Given the army's requirements of Rs 5.29 lakh crore, that leaves a shortfall of Rs 30,000 crore. The navy will be short of Rs 1.75 lakh crore. The air force alone might have the money it requires.
These projections assume that the distribution of funds between the three services remains static. In fact, the share of the navy has steadily grown over the years, rising from barely 5 per cent of the overall defence budget to 16 per cent today. The military implications of a "Look East, Act East" policy might result in further increases for the navy, with some analysts predicting that the navy's allocations might inch up to 20-23 per cent of total military spending.
Future budgetary projections are always uncertain, and Lieutenant General Anil Chait, who coordinated tri-service budgetary and acquisition planning until he retired as chief of the Integrated Defence Staff last May, points out that with 60 per cent of the military's equipment requirements being sourced from abroad, any significant rupee devaluation would indeed buy less.
Battling for modernisation
While the army remains the service most in need of modernisation, land systems in general are significantly less expensive than aircraft and naval equipment. A large chunk of the army's modernisation budget will go towards procuring, or indigenously building, modern howitzers, rocket launchers and various missile systems. There will be large expenditure on modernising the army's mechanised forces, including the indigenous development and production of a main battle tank and infantry combat vehicle.

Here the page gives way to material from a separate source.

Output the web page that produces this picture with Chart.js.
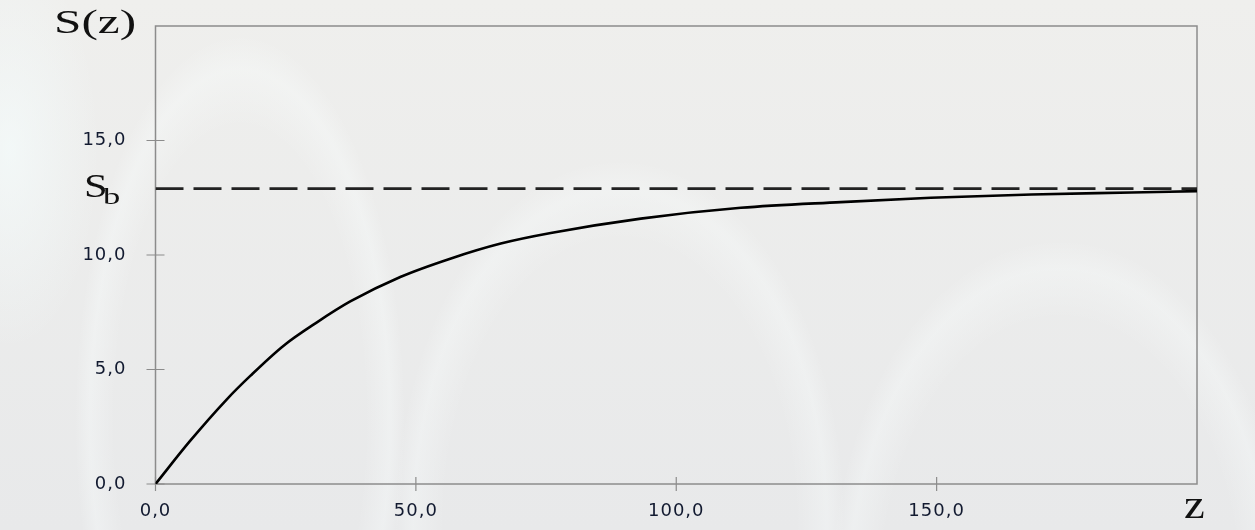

Also being developed indigenously is the digital backbone for a "networked force", which will include communications and data networks like the tactical communications system, as well as soldier-specific networks like the battlefield management system which was kick-started last week.
Trouble at the seas
The navy's maritime capability perspective plan envisages a 160-ship force that is centred on 90 capital warships like aircraft carriers, destroyers, frigates and corvettes. While there are currently more than 140 vessels, the navy has barely half the destroyers and frigates it needs. About five ships need to be inducted each year just to replace warships that are decommissioned after completing their 30-40 years' service. Much of the navy's modernisation budget, therefore, would go towards constructing new warships and submarines.
Submarines will form a thrust area. These include twelve conventional submarines, of which six Scorpenes would start rolling out of Mazagon Dock next year. Another six will be built in India along with a foreign shipyard. DRDO will build another two nuclear missile-carrying submarines of the Arihant class and develop and build six nuclear-powered attack submarines.
A hefty chunk of the expenditure will go towards developing a brand new naval base on the Andhra Pradesh coast at Rambilli, which will be the key operational base for the Eastern Naval Command. Money will also be spent on the Western Naval Command's premier new base at Karwar, and on naval facilities in the Andaman & Nicobar Islands.
Air strike capabilities
With just 35 fighter squadrons against the authorised strength of 42 squadrons, and with another 11 squadrons likely to be decommissioned before 2022-23, the air force's focus is on acquiring fighter aircraft. Besides the Rafale medium multi-role combat aircraft, it will buy six squadrons of Tejas light fighters, 80 more Sukhoi-30MKI fighters under an existing contract, and upgrade its fleet of 50 Mirage 2000 and 125 Jaguar fighters. There is under way an Indo-Russian programme for 144 fifth-generation fighter aircraft as well as another DRDO project for at least 150 advanced medium combat aircraft.
These procurements do not include a host of high-tech development projects that are planned for developing the battlefield capabilities of the future: space surveillance, launch-on-demand satellites, hypersonic vehicles, electronic warfare systems, cyber warfare capability, unmanned combat aerial vehicles and a range of drones that have precision strike capabilities. DRDO has programmes under way to develop high altitude long endurance and medium altitude long endurance drones, long range cruise missiles and an anti-ballistic missile shield to shoot down incoming nuclear-tipped ballistic missiles.
None of these have been budgeted for, except through the DRDO's budget. However, in a 15-year perspective, some of these projects might reach fruition, but their introduction into service would require additional funds.